→ **Data shown**:
####
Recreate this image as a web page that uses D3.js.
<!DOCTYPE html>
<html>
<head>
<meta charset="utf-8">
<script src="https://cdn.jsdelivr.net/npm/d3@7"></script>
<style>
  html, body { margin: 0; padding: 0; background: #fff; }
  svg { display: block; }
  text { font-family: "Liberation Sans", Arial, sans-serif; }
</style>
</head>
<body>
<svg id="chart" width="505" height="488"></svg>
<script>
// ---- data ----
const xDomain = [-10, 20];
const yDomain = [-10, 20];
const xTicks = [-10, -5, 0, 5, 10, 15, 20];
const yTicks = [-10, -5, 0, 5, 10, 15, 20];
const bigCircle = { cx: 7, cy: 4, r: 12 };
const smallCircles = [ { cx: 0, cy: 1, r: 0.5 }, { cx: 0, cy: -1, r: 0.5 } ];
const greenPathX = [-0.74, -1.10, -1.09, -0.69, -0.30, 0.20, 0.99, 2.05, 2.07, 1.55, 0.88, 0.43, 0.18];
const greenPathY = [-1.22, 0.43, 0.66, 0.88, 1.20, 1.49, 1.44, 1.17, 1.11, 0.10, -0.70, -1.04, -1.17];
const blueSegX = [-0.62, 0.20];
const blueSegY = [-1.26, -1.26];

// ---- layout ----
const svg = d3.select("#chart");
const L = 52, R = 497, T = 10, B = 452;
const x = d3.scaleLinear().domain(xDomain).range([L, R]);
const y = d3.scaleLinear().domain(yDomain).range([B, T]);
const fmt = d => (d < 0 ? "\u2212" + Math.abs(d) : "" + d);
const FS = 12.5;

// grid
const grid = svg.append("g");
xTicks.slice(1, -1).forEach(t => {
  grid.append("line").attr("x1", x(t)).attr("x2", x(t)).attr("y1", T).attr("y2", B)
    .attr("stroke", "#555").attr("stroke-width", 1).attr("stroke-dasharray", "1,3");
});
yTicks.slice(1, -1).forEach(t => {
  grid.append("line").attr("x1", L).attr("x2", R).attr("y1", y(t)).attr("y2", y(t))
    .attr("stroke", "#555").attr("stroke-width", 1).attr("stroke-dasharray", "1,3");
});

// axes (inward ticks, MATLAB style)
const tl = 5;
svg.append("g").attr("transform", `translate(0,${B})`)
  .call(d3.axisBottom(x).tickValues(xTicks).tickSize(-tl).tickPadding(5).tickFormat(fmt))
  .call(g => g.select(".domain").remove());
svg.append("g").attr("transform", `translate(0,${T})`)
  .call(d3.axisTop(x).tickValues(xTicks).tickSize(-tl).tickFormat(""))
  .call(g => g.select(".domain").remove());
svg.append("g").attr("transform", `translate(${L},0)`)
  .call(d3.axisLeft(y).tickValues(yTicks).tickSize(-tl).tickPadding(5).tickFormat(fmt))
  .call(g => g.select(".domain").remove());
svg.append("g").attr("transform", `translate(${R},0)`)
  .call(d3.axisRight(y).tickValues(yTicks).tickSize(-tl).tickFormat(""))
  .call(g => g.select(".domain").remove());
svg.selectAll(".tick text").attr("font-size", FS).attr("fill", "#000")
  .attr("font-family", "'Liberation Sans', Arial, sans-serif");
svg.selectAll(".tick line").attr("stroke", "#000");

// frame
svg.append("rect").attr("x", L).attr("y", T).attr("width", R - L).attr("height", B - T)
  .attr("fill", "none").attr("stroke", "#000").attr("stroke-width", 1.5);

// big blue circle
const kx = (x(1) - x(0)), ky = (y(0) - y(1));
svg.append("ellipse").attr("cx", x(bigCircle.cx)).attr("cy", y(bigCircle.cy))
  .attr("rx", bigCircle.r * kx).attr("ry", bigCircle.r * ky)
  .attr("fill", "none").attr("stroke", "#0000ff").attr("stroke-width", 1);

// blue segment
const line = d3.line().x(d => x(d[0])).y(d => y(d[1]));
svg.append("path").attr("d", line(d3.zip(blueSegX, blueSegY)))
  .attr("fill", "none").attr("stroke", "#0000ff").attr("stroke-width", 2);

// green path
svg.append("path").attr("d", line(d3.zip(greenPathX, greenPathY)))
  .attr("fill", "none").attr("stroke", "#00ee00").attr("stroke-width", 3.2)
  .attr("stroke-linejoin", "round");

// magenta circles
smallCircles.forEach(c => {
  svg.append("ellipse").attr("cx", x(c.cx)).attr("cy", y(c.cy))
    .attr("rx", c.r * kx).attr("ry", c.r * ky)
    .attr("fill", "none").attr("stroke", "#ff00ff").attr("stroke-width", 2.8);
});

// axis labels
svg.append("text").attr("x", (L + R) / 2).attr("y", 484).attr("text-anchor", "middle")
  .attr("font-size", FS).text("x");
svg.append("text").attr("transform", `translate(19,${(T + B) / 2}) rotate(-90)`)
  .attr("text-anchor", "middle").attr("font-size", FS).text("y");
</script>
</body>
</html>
####
→ **Task details**: Write the listing out again, exactly as it reads.

→ **Task response**:
Recreate this image as a web page that uses D3.js.
<!DOCTYPE html>
<html>
<head>
<meta charset="utf-8">
<script src="https://cdn.jsdelivr.net/npm/d3@7"></script>
<style>
  html, body { margin: 0; padding: 0; background: #fff; }
  svg { display: block; }
  text { font-family: "Liberation Sans", Arial, sans-serif; }
</style>
</head>
<body>
<svg id="chart" width="505" height="488"></svg>
<script>
// ---- data ----
const xDomain = [-10, 20];
const yDomain = [-10, 20];
const xTicks = [-10, -5, 0, 5, 10, 15, 20];
const yTicks = [-10, -5, 0, 5, 10, 15, 20];
const bigCircle = { cx: 7, cy: 4, r: 12 };
const smallCircles = [ { cx: 0, cy: 1, r: 0.5 }, { cx: 0, cy: -1, r: 0.5 } ];
const greenPathX = [-0.74, -1.10, -1.09, -0.69, -0.30, 0.20, 0.99, 2.05, 2.07, 1.55, 0.88, 0.43, 0.18];
const greenPathY = [-1.22, 0.43, 0.66, 0.88, 1.20, 1.49, 1.44, 1.17, 1.11, 0.10, -0.70, -1.04, -1.17];
const blueSegX = [-0.62, 0.20];
const blueSegY = [-1.26, -1.26];

// ---- layout ----
const svg = d3.select("#chart");
const L = 52, R = 497, T = 10, B = 452;
const x = d3.scaleLinear().domain(xDomain).range([L, R]);
const y = d3.scaleLinear().domain(yDomain).range([B, T]);
const fmt = d => (d < 0 ? "\u2212" + Math.abs(d) : "" + d);
const FS = 12.5;

// grid
const grid = svg.append("g");
xTicks.slice(1, -1).forEach(t => {
  grid.append("line").attr("x1", x(t)).attr("x2", x(t)).attr("y1", T).attr("y2", B)
    .attr("stroke", "#555").attr("stroke-width", 1).attr("stroke-dasharray", "1,3");
});
yTicks.slice(1, -1).forEach(t => {
  grid.append("line").attr("x1", L).attr("x2", R).attr("y1", y(t)).attr("y2", y(t))
    .attr("stroke", "#555").attr("stroke-width", 1).attr("stroke-dasharray", "1,3");
});

// axes (inward ticks, MATLAB style)
const tl = 5;
svg.append("g").attr("transform", `translate(0,${B})`)
  .call(d3.axisBottom(x).tickValues(xTicks).tickSize(-tl).tickPadding(5).tickFormat(fmt))
  .call(g => g.select(".domain").remove());
svg.append("g").attr("transform", `translate(0,${T})`)
  .call(d3.axisTop(x).tickValues(xTicks).tickSize(-tl).tickFormat(""))
  .call(g => g.select(".domain").remove());
svg.append("g").attr("transform", `translate(${L},0)`)
  .call(d3.axisLeft(y).tickValues(yTicks).tickSize(-tl).tickPadding(5).tickFormat(fmt))
  .call(g => g.select(".domain").remove());
svg.append("g").attr("transform", `translate(${R},0)`)
  .call(d3.axisRight(y).tickValues(yTicks).tickSize(-tl).tickFormat(""))
  .call(g => g.select(".domain").remove());
svg.selectAll(".tick text").attr("font-size", FS).attr("fill", "#000")
  .attr("font-family", "'Liberation Sans', Arial, sans-serif");
svg.selectAll(".tick line").attr("stroke", "#000");

// frame
svg.append("rect").attr("x", L).attr("y", T).attr("width", R - L).attr("height", B - T)
  .attr("fill", "none").attr("stroke", "#000").attr("stroke-width", 1.5);

// big blue circle
const kx = (x(1) - x(0)), ky = (y(0) - y(1));
svg.append("ellipse").attr("cx", x(bigCircle.cx)).attr("cy", y(bigCircle.cy))
  .attr("rx", bigCircle.r * kx).attr("ry", bigCircle.r * ky)
  .attr("fill", "none").attr("stroke", "#0000ff").attr("stroke-width", 1);

// blue segment
const line = d3.line().x(d => x(d[0])).y(d => y(d[1]));
svg.append("path").attr("d", line(d3.zip(blueSegX, blueSegY)))
  .attr("fill", "none").attr("stroke", "#0000ff").attr("stroke-width", 2);

// green path
svg.append("path").attr("d", line(d3.zip(greenPathX, greenPathY)))
  .attr("fill", "none").attr("stroke", "#00ee00").attr("stroke-width", 3.2)
  .attr("stroke-linejoin", "round");

// magenta circles
smallCircles.forEach(c => {
  svg.append("ellipse").attr("cx", x(c.cx)).attr("cy", y(c.cy))
    .attr("rx", c.r * kx).attr("ry", c.r * ky)
    .attr("fill", "none").attr("stroke", "#ff00ff").attr("stroke-width", 2.8);
});

// axis labels
svg.append("text").attr("x", (L + R) / 2).attr("y", 484).attr("text-anchor", "middle")
  .attr("font-size", FS).text("x");
svg.append("text").attr("transform", `translate(19,${(T + B) / 2}) rotate(-90)`)
  .attr("text-anchor", "middle").attr("font-size", FS).text("y");
</script>
</body>
</html>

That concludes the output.